TASK BRIEF:
Nothing but the lines from the top of the data to the line holding "of B2B Marketers" should be printed, word for word and both ends included; leave the pictures out.

RECORDS:
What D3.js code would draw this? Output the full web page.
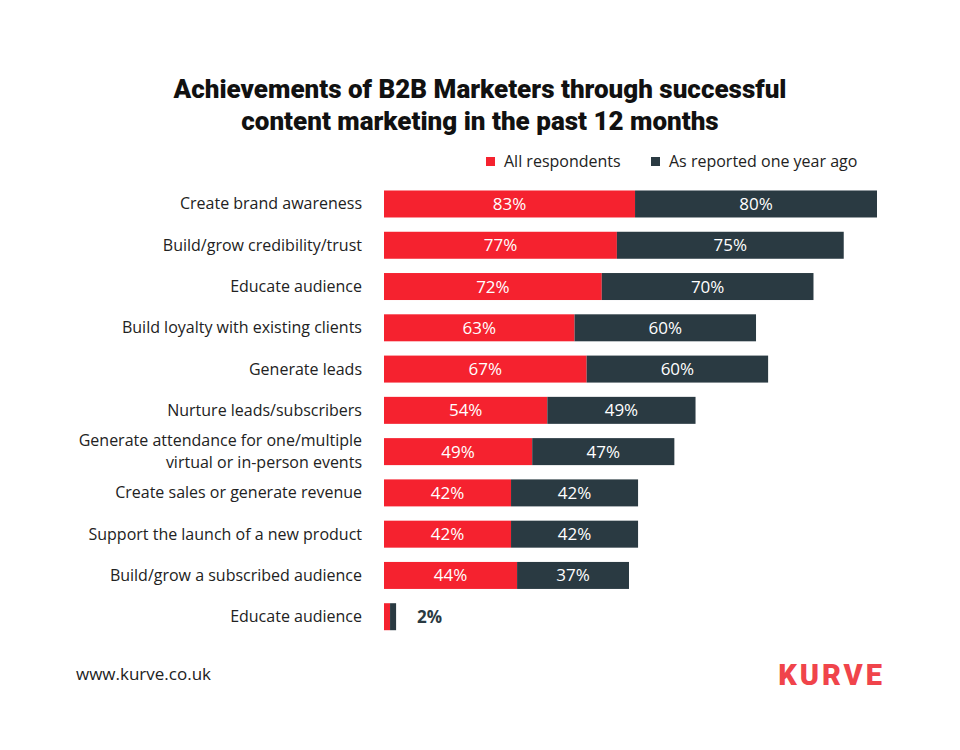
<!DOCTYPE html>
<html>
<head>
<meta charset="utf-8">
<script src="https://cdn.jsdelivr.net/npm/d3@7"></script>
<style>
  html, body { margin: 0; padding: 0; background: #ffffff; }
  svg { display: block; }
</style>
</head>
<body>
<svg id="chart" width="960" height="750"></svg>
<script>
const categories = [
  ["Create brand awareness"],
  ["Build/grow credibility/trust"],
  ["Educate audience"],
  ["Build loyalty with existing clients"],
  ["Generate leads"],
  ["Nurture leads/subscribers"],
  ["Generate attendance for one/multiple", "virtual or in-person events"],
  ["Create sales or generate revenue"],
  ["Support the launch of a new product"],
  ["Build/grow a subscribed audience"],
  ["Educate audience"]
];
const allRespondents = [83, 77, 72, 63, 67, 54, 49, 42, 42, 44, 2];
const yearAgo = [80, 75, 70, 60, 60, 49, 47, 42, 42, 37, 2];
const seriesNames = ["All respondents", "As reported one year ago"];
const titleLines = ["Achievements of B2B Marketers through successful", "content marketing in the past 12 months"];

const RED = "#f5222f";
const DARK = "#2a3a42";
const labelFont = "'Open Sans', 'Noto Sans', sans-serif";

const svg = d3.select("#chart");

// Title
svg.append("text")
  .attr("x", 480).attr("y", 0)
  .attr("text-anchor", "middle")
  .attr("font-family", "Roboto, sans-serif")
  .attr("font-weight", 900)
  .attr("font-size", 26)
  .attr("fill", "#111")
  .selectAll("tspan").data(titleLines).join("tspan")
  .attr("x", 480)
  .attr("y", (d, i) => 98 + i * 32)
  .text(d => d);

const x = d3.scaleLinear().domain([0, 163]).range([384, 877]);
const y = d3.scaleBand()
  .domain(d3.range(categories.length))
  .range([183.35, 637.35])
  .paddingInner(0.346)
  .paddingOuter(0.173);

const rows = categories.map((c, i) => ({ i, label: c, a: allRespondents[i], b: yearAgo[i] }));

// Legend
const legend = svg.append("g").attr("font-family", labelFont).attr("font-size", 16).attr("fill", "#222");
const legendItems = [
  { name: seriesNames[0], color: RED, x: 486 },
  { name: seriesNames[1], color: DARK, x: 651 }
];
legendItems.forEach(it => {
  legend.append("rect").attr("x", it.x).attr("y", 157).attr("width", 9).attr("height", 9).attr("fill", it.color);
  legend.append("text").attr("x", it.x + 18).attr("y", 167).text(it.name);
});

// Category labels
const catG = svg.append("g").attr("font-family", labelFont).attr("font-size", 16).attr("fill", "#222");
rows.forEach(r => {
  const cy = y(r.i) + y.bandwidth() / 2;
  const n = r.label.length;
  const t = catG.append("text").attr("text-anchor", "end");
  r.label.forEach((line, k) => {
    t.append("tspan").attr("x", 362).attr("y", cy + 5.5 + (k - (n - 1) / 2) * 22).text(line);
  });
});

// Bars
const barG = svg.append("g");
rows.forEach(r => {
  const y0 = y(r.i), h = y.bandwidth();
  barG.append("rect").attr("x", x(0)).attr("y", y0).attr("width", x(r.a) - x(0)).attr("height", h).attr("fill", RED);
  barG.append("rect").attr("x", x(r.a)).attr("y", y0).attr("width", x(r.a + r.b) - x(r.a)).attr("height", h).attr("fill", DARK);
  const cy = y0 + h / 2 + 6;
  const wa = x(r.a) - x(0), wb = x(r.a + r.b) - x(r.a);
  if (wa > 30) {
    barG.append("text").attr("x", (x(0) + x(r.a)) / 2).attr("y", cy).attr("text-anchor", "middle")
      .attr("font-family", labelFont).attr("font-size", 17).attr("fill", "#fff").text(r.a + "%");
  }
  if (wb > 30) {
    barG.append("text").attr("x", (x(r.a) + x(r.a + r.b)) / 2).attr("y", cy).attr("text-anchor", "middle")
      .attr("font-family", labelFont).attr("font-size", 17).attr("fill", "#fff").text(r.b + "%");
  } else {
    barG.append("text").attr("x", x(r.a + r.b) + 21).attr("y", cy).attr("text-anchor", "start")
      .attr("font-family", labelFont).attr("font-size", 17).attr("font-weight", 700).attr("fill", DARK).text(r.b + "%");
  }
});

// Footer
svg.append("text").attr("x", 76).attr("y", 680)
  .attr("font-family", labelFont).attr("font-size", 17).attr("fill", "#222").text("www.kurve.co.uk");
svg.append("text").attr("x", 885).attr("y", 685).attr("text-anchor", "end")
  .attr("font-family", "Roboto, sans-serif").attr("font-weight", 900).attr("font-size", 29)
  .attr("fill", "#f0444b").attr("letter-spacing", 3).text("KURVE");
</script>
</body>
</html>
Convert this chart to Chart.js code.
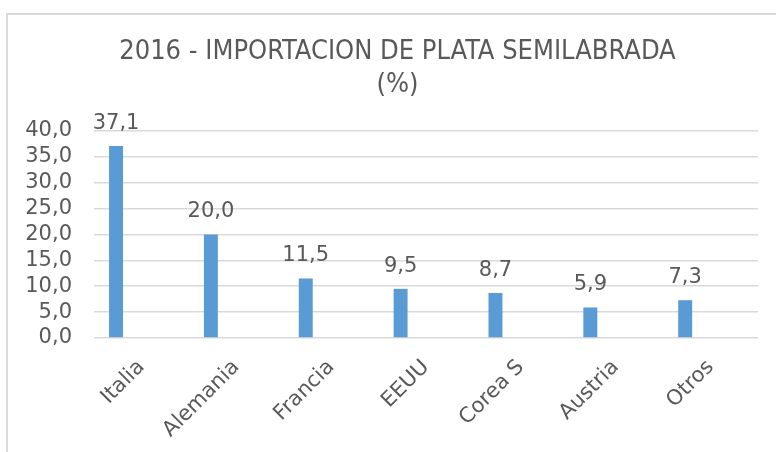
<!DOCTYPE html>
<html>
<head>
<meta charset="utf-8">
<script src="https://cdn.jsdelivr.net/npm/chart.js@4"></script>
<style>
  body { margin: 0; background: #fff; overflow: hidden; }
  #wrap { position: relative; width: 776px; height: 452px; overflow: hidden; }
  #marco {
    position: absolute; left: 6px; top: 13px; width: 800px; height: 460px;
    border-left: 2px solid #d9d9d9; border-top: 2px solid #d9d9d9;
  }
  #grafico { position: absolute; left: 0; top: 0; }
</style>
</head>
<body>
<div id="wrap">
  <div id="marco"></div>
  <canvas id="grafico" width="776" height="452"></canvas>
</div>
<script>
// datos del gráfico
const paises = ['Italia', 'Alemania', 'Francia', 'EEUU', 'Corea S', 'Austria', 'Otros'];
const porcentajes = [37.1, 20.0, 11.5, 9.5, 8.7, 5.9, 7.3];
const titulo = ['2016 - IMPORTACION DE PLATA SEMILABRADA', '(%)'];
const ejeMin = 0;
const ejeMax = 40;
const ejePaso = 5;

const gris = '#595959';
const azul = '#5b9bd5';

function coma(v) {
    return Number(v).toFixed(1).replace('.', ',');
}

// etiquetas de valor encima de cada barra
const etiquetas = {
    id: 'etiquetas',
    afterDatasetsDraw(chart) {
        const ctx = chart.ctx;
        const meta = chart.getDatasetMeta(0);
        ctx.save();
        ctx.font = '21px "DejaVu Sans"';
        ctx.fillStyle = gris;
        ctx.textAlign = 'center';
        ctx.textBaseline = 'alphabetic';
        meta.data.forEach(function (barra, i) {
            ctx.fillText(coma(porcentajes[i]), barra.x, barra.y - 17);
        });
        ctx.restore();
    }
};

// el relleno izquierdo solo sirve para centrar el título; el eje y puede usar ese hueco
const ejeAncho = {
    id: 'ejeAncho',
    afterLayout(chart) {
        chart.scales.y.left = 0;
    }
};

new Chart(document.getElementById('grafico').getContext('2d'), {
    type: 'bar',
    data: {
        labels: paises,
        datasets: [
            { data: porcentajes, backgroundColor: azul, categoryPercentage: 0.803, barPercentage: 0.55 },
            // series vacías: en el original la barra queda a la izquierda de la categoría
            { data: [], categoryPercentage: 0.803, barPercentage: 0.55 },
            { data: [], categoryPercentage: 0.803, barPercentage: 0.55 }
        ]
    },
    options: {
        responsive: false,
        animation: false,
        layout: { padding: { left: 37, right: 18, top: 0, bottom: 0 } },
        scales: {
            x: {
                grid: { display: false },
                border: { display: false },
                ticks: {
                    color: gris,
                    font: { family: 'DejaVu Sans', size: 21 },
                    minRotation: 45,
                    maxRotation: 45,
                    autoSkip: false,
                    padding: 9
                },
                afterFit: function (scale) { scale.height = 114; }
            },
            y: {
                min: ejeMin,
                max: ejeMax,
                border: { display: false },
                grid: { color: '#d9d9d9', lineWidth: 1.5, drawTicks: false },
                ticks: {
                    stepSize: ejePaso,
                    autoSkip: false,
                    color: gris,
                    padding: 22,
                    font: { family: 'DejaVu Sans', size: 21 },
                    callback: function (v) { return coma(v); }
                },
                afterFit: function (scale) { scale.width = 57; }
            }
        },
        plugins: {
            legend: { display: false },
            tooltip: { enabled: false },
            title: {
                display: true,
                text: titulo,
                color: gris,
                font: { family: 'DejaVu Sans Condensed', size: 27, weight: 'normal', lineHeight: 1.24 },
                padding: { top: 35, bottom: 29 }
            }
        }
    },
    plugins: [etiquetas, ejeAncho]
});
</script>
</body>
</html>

TASK SOLUTION:
What D3.js code would draw this? Output the full web page.
<!DOCTYPE html>
<html>
<head>
<meta charset="utf-8">
<script src="https://cdn.jsdelivr.net/npm/d3@7"></script>
<style>
  html, body { margin: 0; padding: 0; background: #ffffff; }
  svg { display: block; }
</style>
</head>
<body>
<svg id="chart" width="960" height="750"></svg>
<script>
const categories = [
  ["Create brand awareness"],
  ["Build/grow credibility/trust"],
  ["Educate audience"],
  ["Build loyalty with existing clients"],
  ["Generate leads"],
  ["Nurture leads/subscribers"],
  ["Generate attendance for one/multiple", "virtual or in-person events"],
  ["Create sales or generate revenue"],
  ["Support the launch of a new product"],
  ["Build/grow a subscribed audience"],
  ["Educate audience"]
];
const allRespondents = [83, 77, 72, 63, 67, 54, 49, 42, 42, 44, 2];
const yearAgo = [80, 75, 70, 60, 60, 49, 47, 42, 42, 37, 2];
const seriesNames = ["All respondents", "As reported one year ago"];
const titleLines = ["Achievements of B2B Marketers through successful", "content marketing in the past 12 months"];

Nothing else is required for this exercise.